What you are asked to do: Below are records to repeat exactly. Omit the pictures from the copy.

--- begin ---

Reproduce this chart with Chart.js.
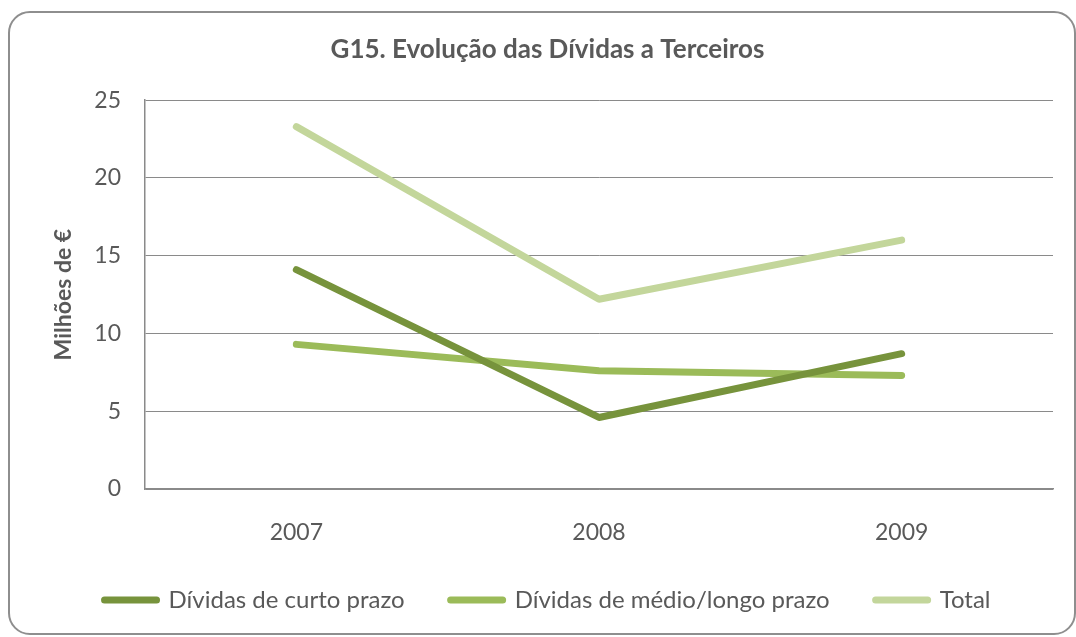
<!DOCTYPE html>
<html>
<head>
<meta charset="utf-8">
<script src="https://cdn.jsdelivr.net/npm/chart.js@4.4.0/dist/chart.umd.min.js"></script>
<style>
  html, body { margin: 0; padding: 0; background: #fff; }
  #wrap { position: relative; width: 1076px; height: 637px; overflow: hidden; }
  #frame {
    position: absolute; left: 8px; top: 11px; width: 1068px; height: 624px;
    border: 2px solid #8e8e8e; border-radius: 22px; box-sizing: border-box;
  }
  #chart { position: absolute; left: 0; top: 0; }
</style>
</head>
<body>
<div id="wrap">
  <div id="frame"></div>
  <canvas id="chart" width="1076" height="637"></canvas>
</div>
<script>
// data
const years = ['2007', '2008', '2009'];
const curtoPrazo = [14.1, 4.6, 8.7];
const medioLongo = [9.3, 7.6, 7.3];
const total = [23.3, 12.2, 16.0];
const yTicks = [0, 5, 10, 15, 20, 25];

const grey = '#595959';
const gridGrey = '#8a8a8a';
const fontFam = 'Lato, "Open Sans", sans-serif';

function lineSet(label, data, color) {
    return {
        label: label,
        data: data,
        borderColor: color,
        backgroundColor: color,
        borderWidth: 7,
        borderCapStyle: 'round',
        borderJoinStyle: 'round',
        pointRadius: 0,
        pointHoverRadius: 0,
        tension: 0,
        fill: false
    };
}

new Chart(document.getElementById('chart'), {
    type: 'line',
    data: {
        labels: years,
        datasets: [
            lineSet('Dívidas de curto prazo', curtoPrazo, '#77933c'),
            lineSet('Dívidas de médio/longo prazo', medioLongo, '#9bbb59'),
            lineSet('Total', total, '#c3d69b')
        ]
    },
    options: {
        responsive: false,
        animation: false,
        layout: { padding: { left: 42, right: 23, top: 34, bottom: 15 } },
        plugins: {
            title: {
                display: true,
                text: 'G15. Evolução das Dívidas a Terceiros',
                color: grey,
                font: { family: fontFam, size: 26, weight: 'bold' },
                padding: { top: 0, bottom: 35 }
            },
            legend: {
                position: 'bottom',
                labels: {
                    usePointStyle: true,
                    pointStyle: 'line',
                    pointStyleWidth: 52,
                    color: grey,
                    font: { family: fontFam, size: 24 },
                    padding: 46,
                    // round ends on the legend lines, like the reference
                    generateLabels: function(chart) {
                        return Chart.defaults.plugins.legend.labels.generateLabels(chart).map(function(item) {
                            item.lineCap = 'round';
                            item.lineWidth = 7;
                            return item;
                        });
                    }
                }
            },
            tooltip: { enabled: false }
        },
        scales: {
            x: {
                offset: true,
                grid: { display: false, drawTicks: false },
                border: { display: true, color: gridGrey, width: 1.5 },
                ticks: { color: grey, font: { family: fontFam, size: 23 }, padding: 30 },
                afterFit: function(scale) { scale.height = 53; }
            },
            y: {
                min: 0,
                max: 25,
                afterBuildTicks: function(scale) {
                    scale.ticks = yTicks.map(v => ({ value: v }));
                },
                grid: { color: gridGrey, lineWidth: 1, drawTicks: false },
                border: { display: true, color: gridGrey, width: 1.5 },
                ticks: { color: grey, font: { family: fontFam, size: 23 }, padding: 24 },
                title: {
                    display: true,
                    text: 'Milhões de €',
                    color: grey,
                    font: { family: fontFam, size: 23, weight: 'bold' },
                    padding: { top: 8, bottom: 0 }
                },
                afterFit: function(scale) { scale.width = 103; }
            }
        }
    }
});
</script>
</body>
</html>
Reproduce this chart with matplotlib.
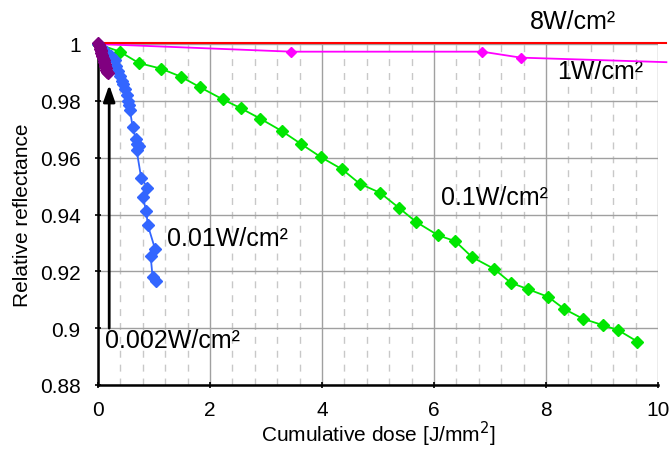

--- end ---

Answer to the exercise:
Reproduce this chart with Chart.js.
<!DOCTYPE html>
<html>
<head>
<meta charset="utf-8">
<script src="https://cdn.jsdelivr.net/npm/chart.js@4.4.0/dist/chart.umd.min.js"></script>
<style>
  html, body { margin: 0; padding: 0; background: #fff; }
  #wrap { position: relative; width: 1076px; height: 637px; overflow: hidden; }
  #frame {
    position: absolute; left: 8px; top: 11px; width: 1068px; height: 624px;
    border: 2px solid #8e8e8e; border-radius: 22px; box-sizing: border-box;
  }
  #chart { position: absolute; left: 0; top: 0; }
</style>
</head>
<body>
<div id="wrap">
  <div id="frame"></div>
  <canvas id="chart" width="1076" height="637"></canvas>
</div>
<script>
// data
const years = ['2007', '2008', '2009'];
const curtoPrazo = [14.1, 4.6, 8.7];
const medioLongo = [9.3, 7.6, 7.3];
const total = [23.3, 12.2, 16.0];
const yTicks = [0, 5, 10, 15, 20, 25];

const grey = '#595959';
const gridGrey = '#8a8a8a';
const fontFam = 'Lato, "Open Sans", sans-serif';

function lineSet(label, data, color) {
    return {
        label: label,
        data: data,
        borderColor: color,
        backgroundColor: color,
        borderWidth: 7,
        borderCapStyle: 'round',
        borderJoinStyle: 'round',
        pointRadius: 0,
        pointHoverRadius: 0,
        tension: 0,
        fill: false
    };
}

new Chart(document.getElementById('chart'), {
    type: 'line',
    data: {
        labels: years,
        datasets: [
            lineSet('Dívidas de curto prazo', curtoPrazo, '#77933c'),
            lineSet('Dívidas de médio/longo prazo', medioLongo, '#9bbb59'),
            lineSet('Total', total, '#c3d69b')
        ]
    },
    options: {
        responsive: false,
        animation: false,
        layout: { padding: { left: 42, right: 23, top: 34, bottom: 15 } },
        plugins: {
            title: {
                display: true,
                text: 'G15. Evolução das Dívidas a Terceiros',
                color: grey,
                font: { family: fontFam, size: 26, weight: 'bold' },
                padding: { top: 0, bottom: 35 }
            },
            legend: {
                position: 'bottom',
                labels: {
                    usePointStyle: true,
                    pointStyle: 'line',
                    pointStyleWidth: 52,
                    color: grey,
                    font: { family: fontFam, size: 24 },
                    padding: 46,
                    // round ends on the legend lines, like the reference
                    generateLabels: function(chart) {
                        return Chart.defaults.plugins.legend.labels.generateLabels(chart).map(function(item) {
                            item.lineCap = 'round';
                            item.lineWidth = 7;
                            return item;
                        });
                    }
                }
            },
            tooltip: { enabled: false }
        },
        scales: {
            x: {
                offset: true,
                grid: { display: false, drawTicks: false },
                border: { display: true, color: gridGrey, width: 1.5 },
                ticks: { color: grey, font: { family: fontFam, size: 23 }, padding: 30 },
                afterFit: function(scale) { scale.height = 53; }
            },
            y: {
                min: 0,
                max: 25,
                afterBuildTicks: function(scale) {
                    scale.ticks = yTicks.map(v => ({ value: v }));
                },
                grid: { color: gridGrey, lineWidth: 1, drawTicks: false },
                border: { display: true, color: gridGrey, width: 1.5 },
                ticks: { color: grey, font: { family: fontFam, size: 23 }, padding: 24 },
                title: {
                    display: true,
                    text: 'Milhões de €',
                    color: grey,
                    font: { family: fontFam, size: 23, weight: 'bold' },
                    padding: { top: 8, bottom: 0 }
                },
                afterFit: function(scale) { scale.width = 103; }
            }
        }
    }
});
</script>
</body>
</html>
Reproduce this chart with matplotlib.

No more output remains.